ROME — A defense lawyer for Amanda Knox, the U.S. college student serving a 26-year prison sentence for the murder of her British roommate, expressed optimism Saturday that a drug charge conviction of a prosecution witness might help the American in her appeal in Italy.
The defense always maintained that Antonio Curatolo, a homeless man in the university town of Perugia, wasn't a credible witness, Luciano Ghirga told The Associated Press in Rome.
Perugia court offices were closed Saturday, and officials could not be reached to confirm Italian news reports that Curatolo had been convicted earlier in the week for dealing drugs.

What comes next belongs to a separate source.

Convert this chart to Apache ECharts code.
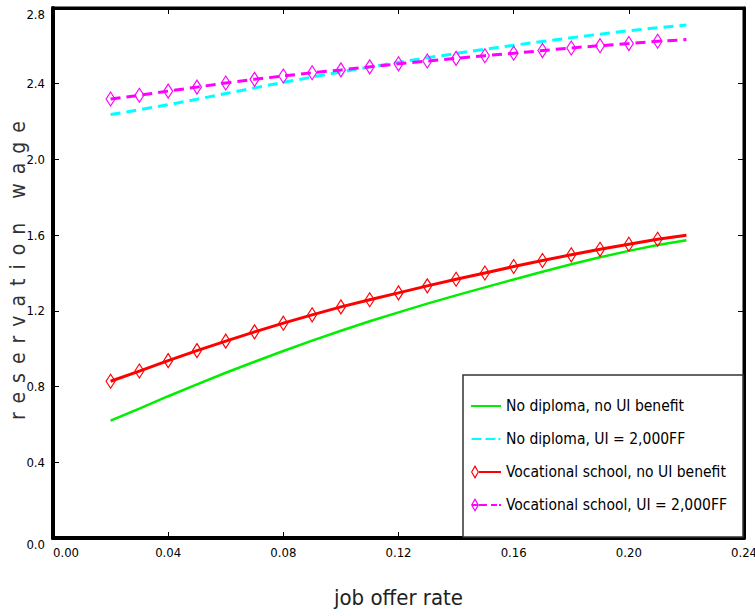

It wasn't immediately known what his sentence was or if he had been jailed.
In the first trial against Knox, Curatolo testified that he saw Knox and fellow murder trial defendant Raffaele Sollecito chatting near the apartment house the night Meredith Kercher was slain in 2007. Sollecito, an Italian who was Knox's boyfriend at the time, was also convicted of the slaying and sentenced to 25 years in prison.
Both defendants are appealing their convictions. The next hearing in the appeals trial in Perugia is scheduled for Jan. 22.
"We have always said that he was not a credible witness," Ghirga said, referring to Curatolo. "It was the court that held he was credible." The drug charge conviction "will be an additional thing to help prove the witness is not credible," Ghirga said in a phone interview.
Seeking new witnesses is a key defense strategy in the appeals trial, with Knox's lawyers hoping new witnesses will refute Curatolo's assertion.
Curatolo had told the lower court that he had seen Knox and Sollecito chatting on a basketball court hear the house where the American woman and Kercher shared a rented flat the night Kercher was stabbed to death. The victim's body was found in a pool of blood in her bedroom on Nov. 2, 2007. Forensic experts said Kercher, her throat slit, died the night before.
Knox and Sollecito were convicted in December 2009 of sexually assaulting and murdering Kercher. Both deny any wrongdoing.
The American's defense has argued that she spent the night of Kercher's slaying at Sollecito's house in Perugia, watching a movie, smoking pot and having sex.
Convicted separately in a lower court trial and an appeals trial of the murder is Rudy Hermann Guede, a young man from the Ivory Coast who acknowledged being in the house the night of the slaying, but denied killing the woman. He is serving a 16-year prison sentence.